Es ist wichtig, aktiv zu werden und nicht zuzulassen, dass sich unrichtige Beurteilungen negativ auf Ihre zukünftigen Berufschancen auswirken. Mit einem proaktiven Ansatz und gegebenenfalls rechtlicher Unterstützung können Sie sicherstellen, dass Ihr Arbeitszeugnis Ihre beruflichen Leistungen fair und positiv widerspiegelt. Denn ein präzises und gerechtes Arbeitszeugnis ist nicht nur ein Beleg Ihrer Vergangenheit, sondern auch ein Schlüssel zu neuen beruflichen Möglichkeiten.
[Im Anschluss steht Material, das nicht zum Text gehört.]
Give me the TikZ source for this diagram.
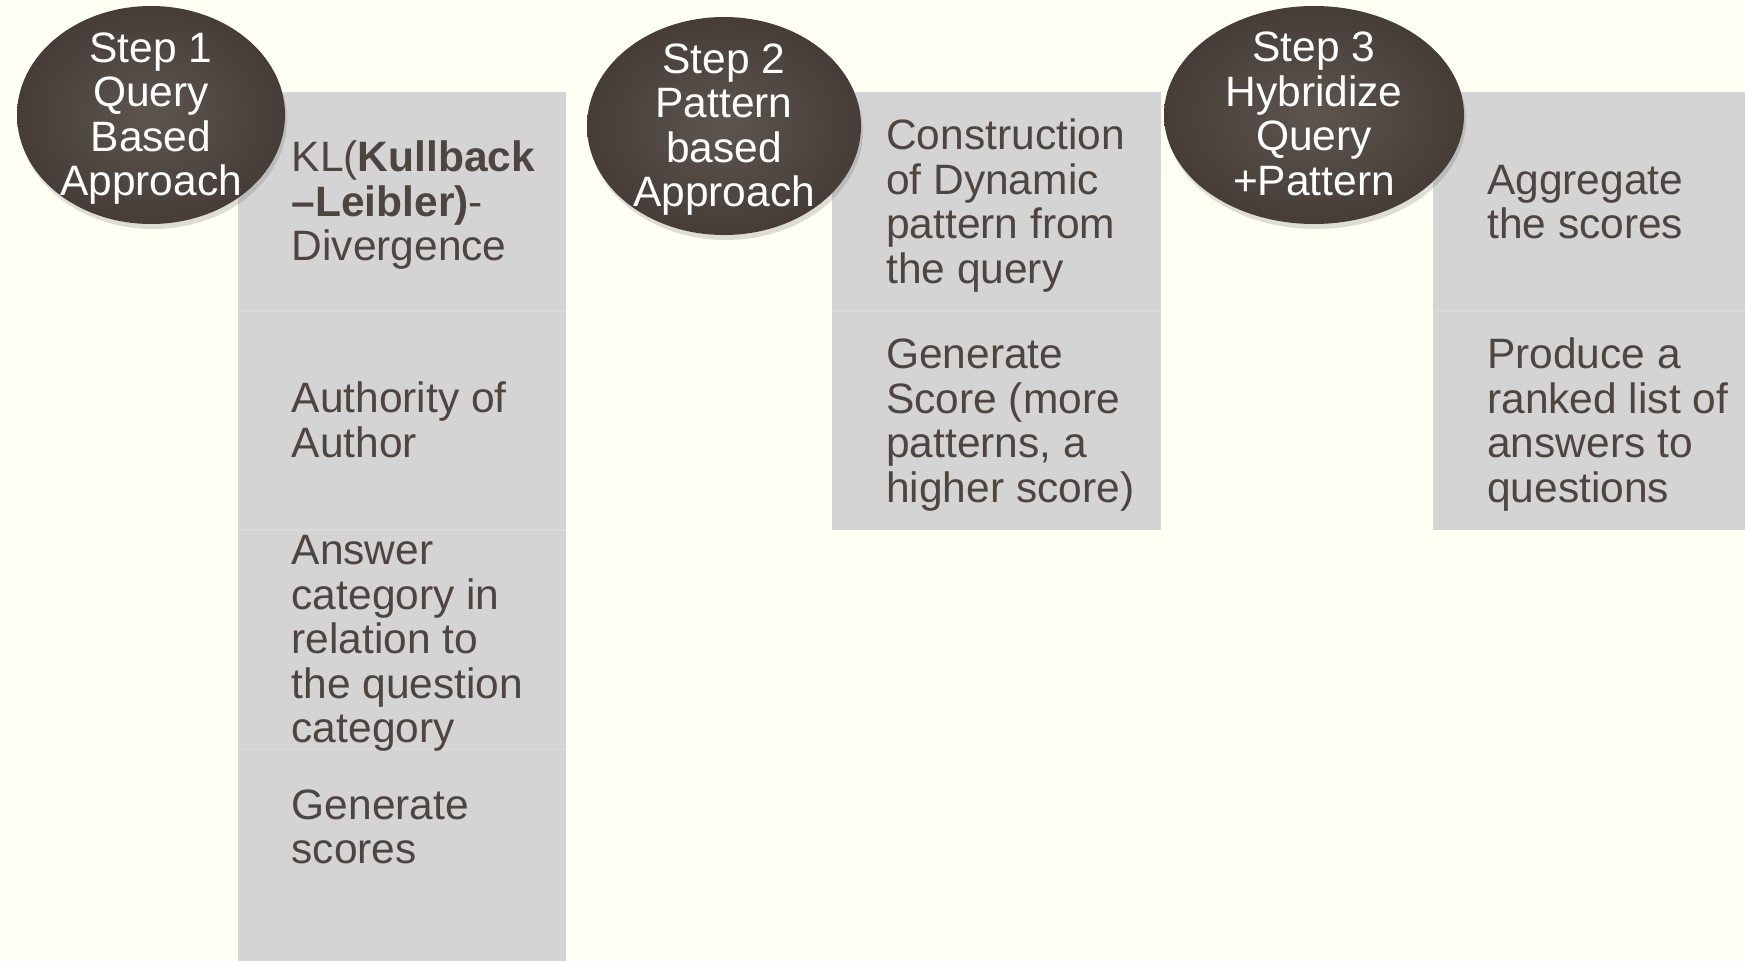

Dementsprechend sollten Sie darauf achten, dass Sie ein ordentliches und faires Arbeitszeugnis erhalten.
 

Fazit

Lesen Sie Ihr Arbeitszeugnis genau durch. Versuchen Sie, zwischen den Zeilen zu lesen und die Geheimcodes zu entschlüsseln. Vielleicht ist die Beurteilung am Ende gar nicht so gut, wie sie auf den ersten Blick wirkt.

Wenn Sie mit Ihrer Leistungsbeurteilung oder der Bewertung Ihrer Kompetenzen nicht zufrieden sind, müssen Sie dies nicht hinnehmen. Wenden Sie sich an den Aussteller des Arbeitszeugnisses und besprechen Sie mit ihm die kritischen Punkte. Wenn Sie freundlich, aber bestimmt vorgehen, haben Sie gute Chancen, ein Zeugnis zu erhalten, das Ihre Fähigkeiten und Ihren Einsatz objektiv wiedergibt.